The Canadian dollar stumbled on Friday as the greenback bounced back from a dismal April on signs that a run of uninspired US economic data for the first quarter may be over. US economic figures on Friday were mixed, but investors appeared to be trading off a more optimistic-than-expected tone in the US Federal Reserve's policy statement on Wednesday.
"It's more of US dollar-positive story today," said David Tulk, chief Canada macro strategist at TD Securities. "You think of the catalyst, and the economic data was generally soft and disappointing ... you have to maybe look at the move today in the wider context of the week." Weaker prices for crude, a key Canadian export, compounded the Canadian dollar weakness.

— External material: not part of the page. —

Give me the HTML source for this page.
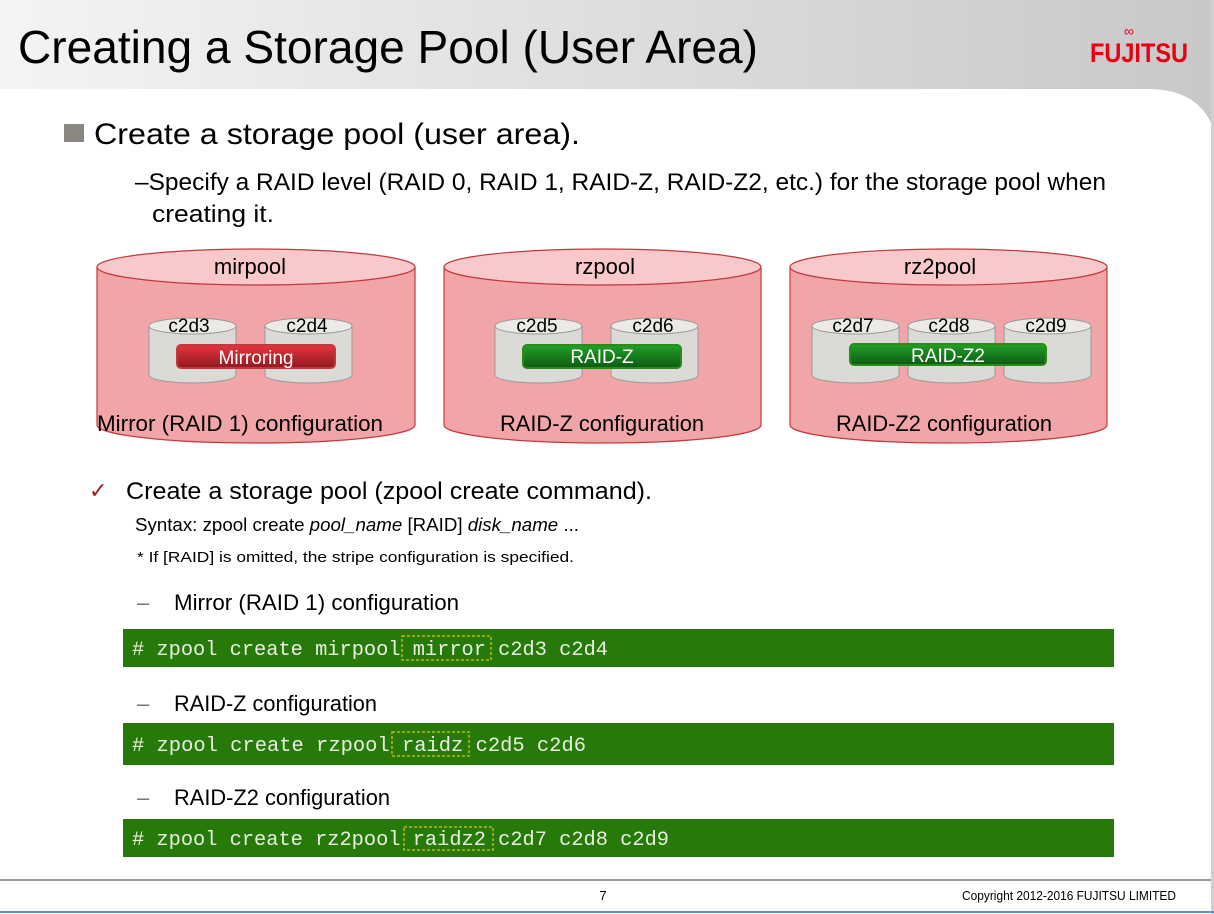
<!DOCTYPE html>
<html><head><meta charset="utf-8"><style>
html,body{margin:0;padding:0;background:#fff}
svg{display:block}
text{font-family:"Liberation Sans Narrow","Liberation Sans",sans-serif}
.m{font-family:"Liberation Mono",monospace;fill:#e8efe0}
</style></head><body>
<svg width="1214" height="914" viewBox="0 0 1214 914" xmlns="http://www.w3.org/2000/svg">
<defs>
<linearGradient id="hg" x1="0" x2="1" y1="0" y2="0"><stop offset="0" stop-color="#f4f4f4"/><stop offset="1" stop-color="#c8c8c8"/></linearGradient>
<linearGradient id="rb" x1="0" x2="0" y1="0" y2="1"><stop offset="0" stop-color="#e8343e"/><stop offset="1" stop-color="#8e1a20"/></linearGradient>
<linearGradient id="gb" x1="0" x2="0" y1="0" y2="1"><stop offset="0" stop-color="#23a028"/><stop offset="1" stop-color="#0d5a12"/></linearGradient>
</defs>
<rect x="0" y="0" width="1214" height="914" fill="#fff"/>
<path d="M0,0 H1214 V130 Q1200,90 1150,89 H0 Z" fill="url(#hg)"/>
<text x="18" y="63" font-size="46" textLength="740" lengthAdjust="spacingAndGlyphs">Creating a Storage Pool (User Area)</text>
<text x="1090" y="62" font-size="27" fill="#e60012" font-weight="bold" textLength="98" lengthAdjust="spacingAndGlyphs">FUJITSU</text>
<text x="1124" y="36" font-size="14" fill="#e60012">∞</text>
<rect x="64" y="124" width="20" height="18" fill="#8a8780"/>
<text x="94" y="144" font-size="30" textLength="486" lengthAdjust="spacingAndGlyphs">Create a storage pool (user area).</text>
<text x="135" y="190" font-size="24" textLength="971" lengthAdjust="spacingAndGlyphs">–Specify a RAID level (RAID 0, RAID 1, RAID-Z, RAID-Z2, etc.) for the storage pool when</text>
<text x="152" y="222" font-size="24" textLength="122" lengthAdjust="spacingAndGlyphs">creating it.</text>

<!-- pools -->
<g stroke="#c0393f" stroke-width="1.2">
<path d="M97,267 L97,425 A159,18 0 0 0 415,425 L415,267 Z" fill="#f2a5a8"/>
<ellipse cx="256" cy="267" rx="159" ry="18" fill="#f8c8ca"/>
<path d="M444,267 L444,425 A158.5,18 0 0 0 761,425 L761,267 Z" fill="#f2a5a8"/>
<ellipse cx="602.5" cy="267" rx="158.5" ry="18" fill="#f8c8ca"/>
<path d="M790,267 L790,425 A158.5,18 0 0 0 1107,425 L1107,267 Z" fill="#f2a5a8"/>
<ellipse cx="948.5" cy="267" rx="158.5" ry="18" fill="#f8c8ca"/>
</g>
<g font-size="22" text-anchor="middle">
<text x="250" y="274">mirpool</text>
<text x="605" y="274">rzpool</text>
<text x="940" y="274">rz2pool</text>
</g>
<!-- disks -->
<g stroke="#999" stroke-width="1" fill="#dcdad6">
<path d="M149,326 V375 A43.5,8 0 0 0 236,375 V326 Z"/><ellipse cx="192.5" cy="326" rx="43.5" ry="8" fill="#eceae6"/>
<path d="M265,326 V375 A43.5,8 0 0 0 352,375 V326 Z"/><ellipse cx="308.5" cy="326" rx="43.5" ry="8" fill="#eceae6"/>
<path d="M495,326 V375 A43.5,8 0 0 0 582,375 V326 Z"/><ellipse cx="538.5" cy="326" rx="43.5" ry="8" fill="#eceae6"/>
<path d="M611,326 V375 A43.5,8 0 0 0 698,375 V326 Z"/><ellipse cx="654.5" cy="326" rx="43.5" ry="8" fill="#eceae6"/>
<path d="M812,326 V375 A43.5,8 0 0 0 899,375 V326 Z"/><ellipse cx="855.5" cy="326" rx="43.5" ry="8" fill="#eceae6"/>
<path d="M908,326 V375 A43.5,8 0 0 0 995,375 V326 Z"/><ellipse cx="951.5" cy="326" rx="43.5" ry="8" fill="#eceae6"/>
<path d="M1004,326 V375 A43.5,8 0 0 0 1091,375 V326 Z"/><ellipse cx="1047.5" cy="326" rx="43.5" ry="8" fill="#eceae6"/>
</g>
<g font-size="19" text-anchor="middle">
<text x="189" y="332">c2d3</text><text x="307" y="332">c2d4</text>
<text x="537" y="332">c2d5</text><text x="653" y="332">c2d6</text>
<text x="853" y="332">c2d7</text><text x="949" y="332">c2d8</text><text x="1046" y="332">c2d9</text>
</g>
<rect x="177" y="345" width="158" height="23" rx="4" fill="url(#rb)" stroke="#c0393f" stroke-width="2"/>
<rect x="523" y="345" width="158" height="23" rx="4" fill="url(#gb)" stroke="#2a8a1a" stroke-width="2"/>
<rect x="850" y="344" width="196" height="21" rx="4" fill="url(#gb)" stroke="#2a8a1a" stroke-width="2"/>
<g font-size="19" fill="#fff" text-anchor="middle">
<text x="256" y="364">Mirroring</text>
<text x="602" y="363">RAID-Z</text>
<text x="948" y="362">RAID-Z2</text>
</g>
<g font-size="22">
<text x="97" y="431" textLength="286" lengthAdjust="spacingAndGlyphs">Mirror (RAID 1) configuration</text>
<text x="500" y="431" textLength="204" lengthAdjust="spacingAndGlyphs">RAID-Z configuration</text>
<text x="836" y="431" textLength="216" lengthAdjust="spacingAndGlyphs">RAID-Z2 configuration</text>
</g>

<text x="89" y="498" font-size="22" fill="#a01e24">✓</text>
<text x="126" y="499" font-size="24" textLength="526" lengthAdjust="spacingAndGlyphs">Create a storage pool (zpool create command).</text>
<text x="135" y="531" font-size="18" textLength="444" lengthAdjust="spacingAndGlyphs">Syntax: zpool create <tspan font-style="italic">pool_name</tspan> [RAID] <tspan font-style="italic">disk_name</tspan> ...</text>
<text x="137" y="562" font-size="15" textLength="437" lengthAdjust="spacingAndGlyphs">*   If [RAID] is omitted, the stripe configuration is specified.</text>
<g font-size="22">
<text x="137" y="610" fill="#777">–</text><text x="174" y="610" textLength="285" lengthAdjust="spacingAndGlyphs">Mirror (RAID 1) configuration</text>
<text x="137" y="711" fill="#777">–</text><text x="174" y="711" textLength="203" lengthAdjust="spacingAndGlyphs">RAID-Z configuration</text>
<text x="137" y="805" fill="#777">–</text><text x="174" y="805" textLength="216" lengthAdjust="spacingAndGlyphs">RAID-Z2 configuration</text>
</g>
<rect x="123" y="629" width="991" height="38" fill="#277a0a"/>
<rect x="123" y="723" width="991" height="42" fill="#277a0a"/>
<rect x="123" y="819" width="991" height="38" fill="#277a0a"/>
<g fill="none" stroke="#d8c020" stroke-width="1.3" stroke-dasharray="3,2">
<rect x="402" y="636" width="89" height="24"/>
<rect x="392" y="732" width="77" height="24"/>
<rect x="404" y="827" width="89" height="23"/>
</g>
<g font-size="20">
<text class="m" x="132" y="655" textLength="476" lengthAdjust="spacingAndGlyphs"># zpool create mirpool mirror c2d3 c2d4</text>
<text class="m" x="132" y="751" textLength="454" lengthAdjust="spacingAndGlyphs"># zpool create rzpool raidz c2d5 c2d6</text>
<text class="m" x="132" y="845" textLength="537" lengthAdjust="spacingAndGlyphs"># zpool create rz2pool raidz2 c2d7 c2d8 c2d9</text>
</g>
<rect x="0" y="879" width="1214" height="2" fill="#9a9a96"/>
<rect x="1211" y="0" width="3" height="914" fill="#d0d0d0"/>
<text x="603" y="900" font-size="13" text-anchor="middle">7</text>
<text x="962" y="900" font-size="13" textLength="214" lengthAdjust="spacingAndGlyphs">Copyright 2012-2016 FUJITSU LIMITED</text>
<rect x="0" y="911" width="1214" height="2" fill="#5b8fd0"/>
</svg>
</body></html>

Oil, which had been trading near their highs for the year, came under pressure from the stronger greenback and by Iraq's statement that its crude exports hit a record in April.
US crude crude was down 0.7 percent at $59.20, while Brent lost 0.4 percent to $66.50. The Canadian dollar, which was underperforming many of its counterparts, finished the session at C$1.2157 to the greenback, or 82.26 US cents. This was nearly a cent weaker than the Bank of Canada's official close of C$1.2064, or 82.89 US cents, on Thursday. The loonie, which traded between C$1.2064 and C$1.2205 during the session, was little changed for the week, strengthening less than 0.1 percent. On Wednesday, it had touched it strongest level since the Bank of Canada's surprise interest rate cut in January.
The US dollar index, which measures the greenback against a basket of currencies, rebounded on Friday after slumping to its worst month in four years in April. Canadian government bond prices were mostly lower across the maturity curve, with the two-year price down 6.5 Canadian cents to yield 0.712 percent and the benchmark 10-year falling 73 Canadian cents to yield 1.658 percent. The Canada-US two-year bond spread was 11.3 basis points, while the 10-year spread was -45.4 basis points.